• Challenge: Transcribe every line exactly and omit anything that is a picture.

:: Data section

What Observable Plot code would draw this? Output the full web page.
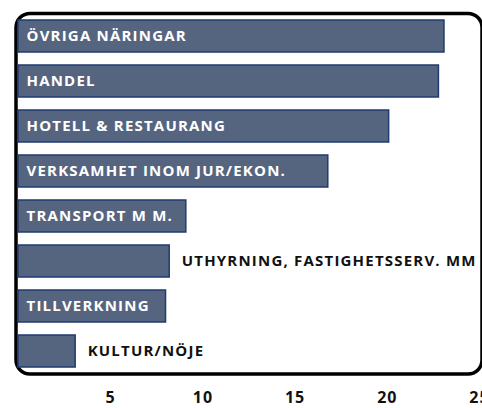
<!DOCTYPE html>
<html><head><meta charset="utf-8">
<script src="https://cdn.jsdelivr.net/npm/d3@7"></script>
<script src="https://cdn.jsdelivr.net/npm/@observablehq/plot@0.6"></script>
<style>
html,body{margin:0;padding:0;background:#fff;}
#chart svg{display:block;}
#chart svg .lbl text{letter-spacing:1.2px;}
#chart svg text{letter-spacing:1px;}
</style>
</head><body><div id="chart"></div>
<script>
const categories = [
  "ÖVRIGA NÄRINGAR",
  "HANDEL",
  "HOTELL & RESTAURANG",
  "VERKSAMHET INOM JUR/EKON.",
  "TRANSPORT M M.",
  "UTHYRNING, FASTIGHETSSERV. MM",
  "TILLVERKNING",
  "KULTUR/NÖJE"
];
const values = [23.1, 22.8, 20.1, 16.8, 9.1, 8.2, 8.0, 3.1];
const xTicks = [5, 10, 15, 20, 25];

const data = categories.map((c, i) => ({
  category: c,
  value: values[i],
  inside: c.length * 0.5 + 1 < values[i]
}));

const font = "'Open Sans', Lato, sans-serif";

const chart = Plot.plot({
  width: 482,
  height: 408,
  marginLeft: 18,
  marginRight: 3,
  marginTop: 5,
  marginBottom: 27,
  style: {fontFamily: font, background: "#fff"},
  x: {domain: [0, 25], axis: null},
  y: {domain: categories, padding: 0.29, axis: null},
  marks: [
    Plot.frame({stroke: "#000", strokeWidth: 3.5, rx: 14,
      insetLeft: -2.5, insetRight: -2.5, insetTop: 8, insetBottom: 7.5}),
    Plot.barX(data, {x: "value", y: "category", fill: "#56657f", stroke: "#1f3b70", strokeWidth: 1.5}),
    Plot.text(data.filter(d => d.inside), {
      x: 0, y: "category", text: "category", textAnchor: "start", dx: 8,
      fill: "#fff", fontWeight: "bold", fontSize: 15, className: "lbl"
    }),
    Plot.text(data.filter(d => !d.inside), {
      x: "value", y: "category", text: "category", textAnchor: "start", dx: 12,
      fill: "#111", fontWeight: "bold", fontSize: 15, className: "lbl"
    }),
    Plot.axisX({ticks: xTicks, tickSize: 0, tickPadding: 10.5, fontSize: 16,
      fontWeight: "bold", fill: "#111", label: null, tickFormat: d => String(d)})
  ]
});
document.getElementById("chart").appendChild(chart);
</script>
</body></html>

::::

• Task solution:
What Observable Plot code would draw this? Output the full web page.
<!DOCTYPE html>
<html><head><meta charset="utf-8">
<script src="https://cdn.jsdelivr.net/npm/d3@7"></script>
<script src="https://cdn.jsdelivr.net/npm/@observablehq/plot@0.6"></script>
<style>
html,body{margin:0;padding:0;background:#fff;}
#chart svg{display:block;}
#chart svg .lbl text{letter-spacing:1.2px;}
#chart svg text{letter-spacing:1px;}
</style>
</head><body><div id="chart"></div>
<script>
const categories = [
  "ÖVRIGA NÄRINGAR",
  "HANDEL",
  "HOTELL & RESTAURANG",
  "VERKSAMHET INOM JUR/EKON.",
  "TRANSPORT M M.",
  "UTHYRNING, FASTIGHETSSERV. MM",
  "TILLVERKNING",
  "KULTUR/NÖJE"
];
const values = [23.1, 22.8, 20.1, 16.8, 9.1, 8.2, 8.0, 3.1];
const xTicks = [5, 10, 15, 20, 25];

const data = categories.map((c, i) => ({
  category: c,
  value: values[i],
  inside: c.length * 0.5 + 1 < values[i]
}));

const font = "'Open Sans', Lato, sans-serif";

const chart = Plot.plot({
  width: 482,
  height: 408,
  marginLeft: 18,
  marginRight: 3,
  marginTop: 5,
  marginBottom: 27,
  style: {fontFamily: font, background: "#fff"},
  x: {domain: [0, 25], axis: null},
  y: {domain: categories, padding: 0.29, axis: null},
  marks: [
    Plot.frame({stroke: "#000", strokeWidth: 3.5, rx: 14,
      insetLeft: -2.5, insetRight: -2.5, insetTop: 8, insetBottom: 7.5}),
    Plot.barX(data, {x: "value", y: "category", fill: "#56657f", stroke: "#1f3b70", strokeWidth: 1.5}),
    Plot.text(data.filter(d => d.inside), {
      x: 0, y: "category", text: "category", textAnchor: "start", dx: 8,
      fill: "#fff", fontWeight: "bold", fontSize: 15, className: "lbl"
    }),
    Plot.text(data.filter(d => !d.inside), {
      x: "value", y: "category", text: "category", textAnchor: "start", dx: 12,
      fill: "#111", fontWeight: "bold", fontSize: 15, className: "lbl"
    }),
    Plot.axisX({ticks: xTicks, tickSize: 0, tickPadding: 10.5, fontSize: 16,
      fontWeight: "bold", fill: "#111", label: null, tickFormat: d => String(d)})
  ]
});
document.getElementById("chart").appendChild(chart);
</script>
</body></html>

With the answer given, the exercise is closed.